What Shanna Bradford, now 49, recalls most about getting her high school graduation photos done at a Glamour Shots in 1995 was the opportunity to get dolled up to look like her favorite actress. “The Halle Berry haircut was the trend [along with] light blends of soft color eye shadow, clear gloss with a hint of warm chocolate lip liner, black mascara and all-over bronzer. It was the perfect look for me,” she tells Yahoo. “They had a promotional package that included everything — hair, makeup and clothing for $199. It was the best decision that I made.”
Rite of passage
Though I didn’t feel the same about my experience, I realize through chatting with these women and reading through a handful of others’ reflections why it feels so different 30 years later. Yes, technology has advanced to a place where the retouching services and immediate access to the photos are no longer as impressive as they once were. Sure, the aesthetic itself feels outdated (I received sepia-tone versions of some of my photos, reminiscent of what I could do myself on the Photo Booth app or a digital camera by the time I was 10), and the cost in both time and money (an average sale at the New Jersey location I went to is $500) is steep. But ultimately, the cultural significance simply isn’t the same.

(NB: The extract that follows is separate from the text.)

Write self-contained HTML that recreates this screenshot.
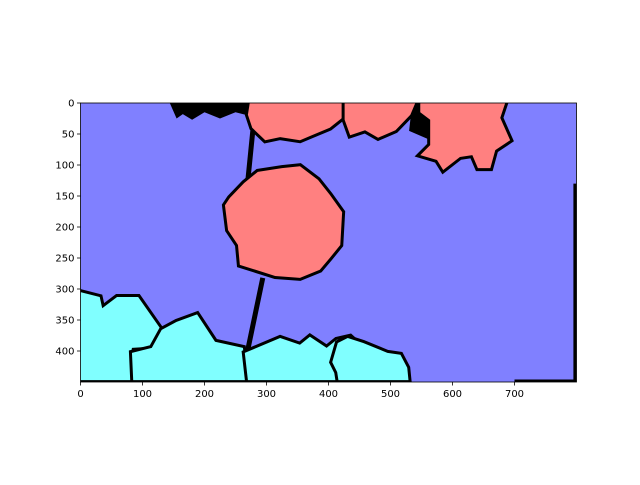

While Gen X-ers yearned for permission to wear a lipstick that made them appear beyond their years, today’s tweens are already shopping at Sephora. And if seeing a friend’s Glamour Shot photo on display in their parents’ house was enviable back then, it has nothing on the feeling teens get now when posting a photo on Instagram and seeing the likes roll in.
As for my own experience, trying on adulthood isn’t something that I need to do at 31; I’m already there. The opportunity that Glamour Shots once provided to mark a moment of becoming a young woman was long gone by the time I came along.